CID, NCIS, OSI—whoever’s investigating you—isn’t just looking at the accusation itself. They’re looking at everything you’ve ever done.
- They’ll seize your phone and laptop, combing through messages, photos, and data for anything they can use against you.
- They’ll talk to your family, friends, neighbors, and exes—people you haven’t spoken to in years suddenly become witnesses in a case you never saw coming.
- They’ll dig into your finances, bank records, and personal history, looking for anything suspicious.
It doesn’t matter if the original accusation is baseless—if they look hard enough, they’ll find something to use against you.
An Investigation Isn’t About Finding the Truth—It’s About Building a Case
A lot of service members assume military investigators are neutral—that they’re just searching for the truth.
That’s not how this works.
Military investigators aren’t looking for evidence to exonerate you. They’re looking for evidence to convict you. They don’t gather both sides and weigh the facts. They dig until they find something that confirms your guilt, even if the case against you is weak.
And if they can’t find strong evidence? They’ll wait.
They’ll let the stress break you down. They’ll let you spiral. They’ll let you make a mistake—like venting to a friend, sending a text, or reacting emotionally.
Then they’ll use that mistake against you.
How to Survive a Military Investigation
The military justice system is designed to break you down. They isolate you, pressure you, and try to make you crack.
That’s why staying mentally strong is just as important as having the right legal defense.
Here’s how you survive the storm:
- Keep your routine. Stay in the gym. Keep doing the things that keep you balanced. The more you let the investigation consume you, the easier it is for them to push you into making a mistake.
- Don’t talk. Not to friends, not to family, not to anyone who isn’t your lawyer. Investigators love when people slip up and accidentally incriminate themselves.
- Get an advocate. You need someone in your corner—someone who actually knows how to navigate this system. If you try to handle this alone, you’ll get steamrolled.
Even an Acquittal Doesn’t Always Clear Your Name
Let’s say you go to trial and win. You’re acquitted. Found not guilty. Justice prevails, right?
Not always.
An accusation alone can follow you for the rest of your career. In small military communities—especially overseas—word spreads fast. You’ll always have people who believe you “got off on a technicality.”
That’s why, in many cases, the best move after an acquittal is a fresh start.
– Request a transfer. Get out of your current command and into a new unit where you’re not dealing with the stigma.
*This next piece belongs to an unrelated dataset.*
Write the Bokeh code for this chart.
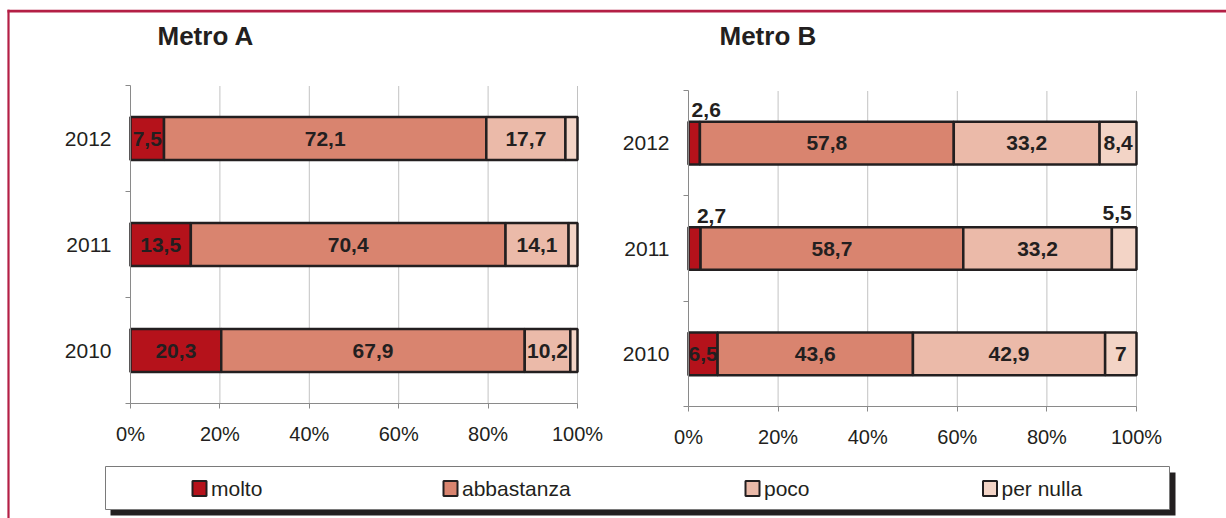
import numpy as np
from bokeh.plotting import figure
from bokeh.models import Range1d, LinearAxis, FixedTicker, ColumnDataSource
from bokeh.embed import file_html
from bokeh.resources import INLINE
from bokeh.core.properties import value

# ---- data -------------------------------------------------------------
years = ["2010", "2011", "2012"]
series = ["molto", "abbastanza", "poco", "per nulla"]

metro_a_molto = [20.3, 13.5, 7.5]
metro_a_abbastanza = [67.9, 70.4, 72.1]
metro_a_poco = [10.2, 14.1, 17.7]
metro_a_per_nulla = [1.6, 2.0, 2.7]

metro_b_molto = [6.5, 2.7, 2.6]
metro_b_abbastanza = [43.6, 58.7, 57.8]
metro_b_poco = [42.9, 33.2, 33.2]
metro_b_per_nulla = [7.0, 5.5, 8.4]

x_ticks = [0, 20, 40, 60, 80, 100]
x_tick_labels = ["0%", "20%", "40%", "60%", "80%", "100%"]

# ---- style ------------------------------------------------------------
colors = ["#b5121b", "#d9846f", "#ebbaa9", "#f3d4c6"]
ink = "#231f20"
axis_grey = "#8a8a8a"
frame_red = "#b41f45"
FONT = "Liberation Sans"

W, H = 1226, 518

# panel boxes in page pixels: (x at 0 %, x at 100 %, top of axis, bottom of axis)
panels = [
    dict(key="a", title="Metro A", title_x=157,
         values=[metro_a_molto, metro_a_abbastanza, metro_a_poco, metro_a_per_nulla],
         labelled=[True, True, True, False],
         box=(130, 577, 85, 403)),
    dict(key="b", title="Metro B", title_x=719,
         values=[metro_b_molto, metro_b_abbastanza, metro_b_poco, metro_b_per_nulla],
         labelled=[True, True, True, True],
         box=(688, 1136, 90, 406)),
]

# labels that sit above their bar: (panel, year index, series index) -> pixel nudge
nudges = {("b", 2, 0): (12, -33), ("b", 1, 0): (17, -33), ("b", 1, 3): (-7, -36)}

BAR_H = 0.405


def fmt(v):
    return f"{v:g}".replace(".", ",")


p = figure(width=W, height=H, x_range=Range1d(0, W), y_range=Range1d(H, 0),
           x_axis_type=None, y_axis_type=None, toolbar_location=None,
           output_backend="svg", min_border=0, outline_line_color=None,
           background_fill_color="white", border_fill_color="white")

# page frame (top and left rule)
p.segment(x0=[7], y0=[10.6], x1=[W], y1=[10.6], line_color=frame_red, line_width=2.8)
p.segment(x0=[8], y0=[9.3], x1=[8], y1=[H], line_color=frame_red, line_width=2.2)

n_cat = len(years)
for pn in panels:
    x0px, x1px, ytop, ybot = pn["box"]
    sx = (x1px - x0px) / 100.0
    sy = (ybot - ytop) / n_cat
    xr, yr = "x" + pn["key"], "y" + pn["key"]
    p.extra_x_ranges[xr] = Range1d(-x0px / sx, (W - x0px) / sx)
    p.extra_y_ranges[yr] = Range1d(-(H - ybot) / sy, ybot / sy)

    # title
    p.text(x=[pn["title_x"]], y=[35], text=[pn["title"]], text_font=value(FONT),
           text_font_size="26px", text_font_style="bold", text_color=ink,
           text_align="left", text_baseline="middle")

    # dotted vertical grid
    gx = x_ticks[1:]
    p.segment(x0=gx, y0=[0] * len(gx), x1=gx, y1=[n_cat] * len(gx),
              x_range_name=xr, y_range_name=yr, line_color="#858585",
              line_width=1, line_dash="1 1")

    vals = np.array(pn["values"], dtype=float)        # series x years
    pct = vals / vals.sum(axis=0) * 100.0
    right = np.cumsum(pct, axis=0)
    left = right - pct
    ycen = np.arange(n_cat) + 0.5                      # category centres

    for si, name in enumerate(series):
        src = ColumnDataSource(dict(y=ycen, left=left[si], right=right[si]))
        p.hbar(y="y", left="left", right="right", height=BAR_H, source=src,
               x_range_name=xr, y_range_name=yr, fill_color=colors[si],
               line_color=ink, line_width=2.5)

    for si, name in enumerate(series):
        if not pn["labelled"][si]:
            continue
        for yi in range(n_cat):
            dx, dy = nudges.get((pn["key"], yi, si), (0, 0))
            p.text(x=[(left[si][yi] + right[si][yi]) / 2], y=[ycen[yi]],
                   text=[fmt(vals[si][yi])],
                   x_offset=dx, y_offset=dy, x_range_name=xr, y_range_name=yr,
                   text_font=value(FONT), text_font_size="21px", text_font_style="bold",
                   text_color=ink, text_align="center", text_baseline="middle")

    # percentage axis
    overrides = {}
    for t, lab in zip(x_ticks, x_tick_labels):
        overrides[t] = lab
        overrides[str(t)] = lab
    xaxis = LinearAxis(x_range_name=xr, y_range_name=yr, fixed_location=0,
                       bounds=(0, 100), ticker=FixedTicker(ticks=x_ticks),
                       major_label_overrides=overrides,
                       axis_line_color=axis_grey, major_tick_line_color=axis_grey,
                       major_tick_in=0, major_tick_out=5, minor_tick_line_color=None,
                       major_label_standoff=14, major_label_text_font=FONT,
                       major_label_text_font_size="20px", major_label_text_color=ink)
    p.add_layout(xaxis, "below")

    # year axis: labels at category centres, ticks at category boundaries
    centres = [i + 0.5 for i in range(n_cat)]
    yover = {}
    for c, yl in zip(centres, years):
        yover[c] = yl
        yover[str(c)] = yl
    yaxis = LinearAxis(x_range_name=xr, y_range_name=yr, fixed_location=0,
                       bounds=(0, n_cat),
                       ticker=FixedTicker(ticks=centres, minor_ticks=list(range(n_cat + 1))),
                       major_label_overrides=yover,
                       axis_line_color=axis_grey, major_tick_line_color=None,
                       major_tick_in=0, major_tick_out=0,
                       minor_tick_line_color=axis_grey, minor_tick_in=0, minor_tick_out=5,
                       major_label_standoff=14, major_label_text_font=FONT,
                       major_label_text_font_size="21px", major_label_text_color=ink)
    p.add_layout(yaxis, "left")

# legend box with drop shadow
p.quad(left=[110], right=[1175], top=[472], bottom=[515], fill_color=ink, line_color=None)
p.quad(left=[105], right=[1169], top=[466], bottom=[509], fill_color="white",
       line_color="#7a7a7a", line_width=1)
legend_x = [192, 443, 745, 982.5]
for name, col, lx in zip(series, colors, legend_x):
    p.quad(left=[lx], right=[lx + 14], top=[480.5], bottom=[495.5], fill_color=col,
           line_color=ink, line_width=2)
    p.text(x=[lx + 18.5], y=[488], text=[name], text_font=value(FONT),
           text_font_size="21px", text_color=ink, text_align="left",
           text_baseline="middle")

open("out.html", "w").write(file_html(p, INLINE))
– PCS to a different duty station. If you were accused while overseas, get back to the States as soon as you can.
– Rebuild your career where the past doesn’t follow you.
Because here’s the thing—better to have a stigma than a conviction.
The Most Important Thing You Need to Know
If you’re facing an investigation, the most important thing I can tell you is this: these cases can be won.
No matter how bad the evidence looks. No matter how hopeless you feel. I don’t care if you confessed, if there’s CCTV footage, or if investigators are making it sound like you have no way out.
These cases can be won.
But you have to fight.
- You have to take action early. Sitting back and hoping for the best is a guaranteed way to lose.
- You have to get an attorney who knows how to fight military cases. Not someone who’s learning on the job.
- You have to believe that you can win—because the second you lose hope, you make the government’s job easier.
Final Thought: Get the Right Defense Attorney—Now
When you’re accused in the military, you have no voice. Your attorney is your voice. If they’re weak, inexperienced, or just looking for an easy plea deal, you’re done.
– Get someone who actually wins cases. Not just someone who takes them.
– Get someone who knows military law inside and out. Not a lawyer who just left JAG last year.
– Get someone who’s ready to fight. Because that’s exactly what this is—a fight.
A military accusation isn’t just about guilt or innocence—it’s about survival. And if you don’t start defending yourself now, you’re already behind.